About 10 minutes outside Disneyland in Santa Fe Springs. This place is open year round, and we always stop by in the off season as they have sales. It is like the Costco of Halloween stores, heh. Here are some photos:


----------



## lzrdsgal (Aug 9, 2009)

Holly Crap batman!


----------



## Sigmon (Sep 23, 2009)

I nly live 20 min from Anaheim, and I never even heard about it! Thanks!!


----------



## Tumblindice (Aug 19, 2008)

Wow!!!!!!!!!!!!!!!!!!!


----------



## Halloween 2012 (Sep 3, 2009)

I LOVED that store when I lived in CA, had and probably STILL has some cool stuff. Do they still have their oversized costumes?
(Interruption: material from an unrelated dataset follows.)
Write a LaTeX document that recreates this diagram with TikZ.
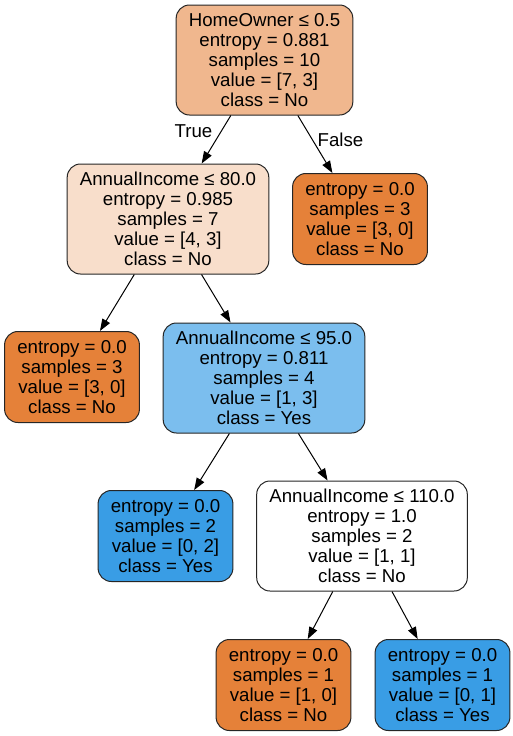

I remember they had ones I had never seen before...


----------



## Wrench (Oct 11, 2009)

it's like something out of a beautiful dream...


----------



## Sarcazmos Funhouse (Sep 25, 2008)

What are the prices like?


----------



## bruiser1904 (Apr 10, 2010)

The prices are pretty hign on alot of stuff. there are actually 2 halloween club within 10 miles of each other off the 5 freeway, the other one is closer to L.A. in commerce.


----------



## snigglez (Jun 4, 2009)

Yep I live just about in between both of them I don't like the Commerce one as much as the Santa Fe Springs one. Its amazing how empty it is until the month before Halloween then its shoulder to shoulder and a pain to be in. Some prices are good some seem to be overpriced but its nice to have it year round. For them to be able to stay open year round and it being so empty they must have contracts or something with movies to keep in business like that.


----------



## Regions Beyond (Sep 11, 2010)

Sarcasma Vegas said:


> What are the prices like?


The prices can be rather steep yes, and the time to go is definitely the off season.....it is super crazy packed in October as another observed, and they often have half-off sales during the non-Halloween months.


----------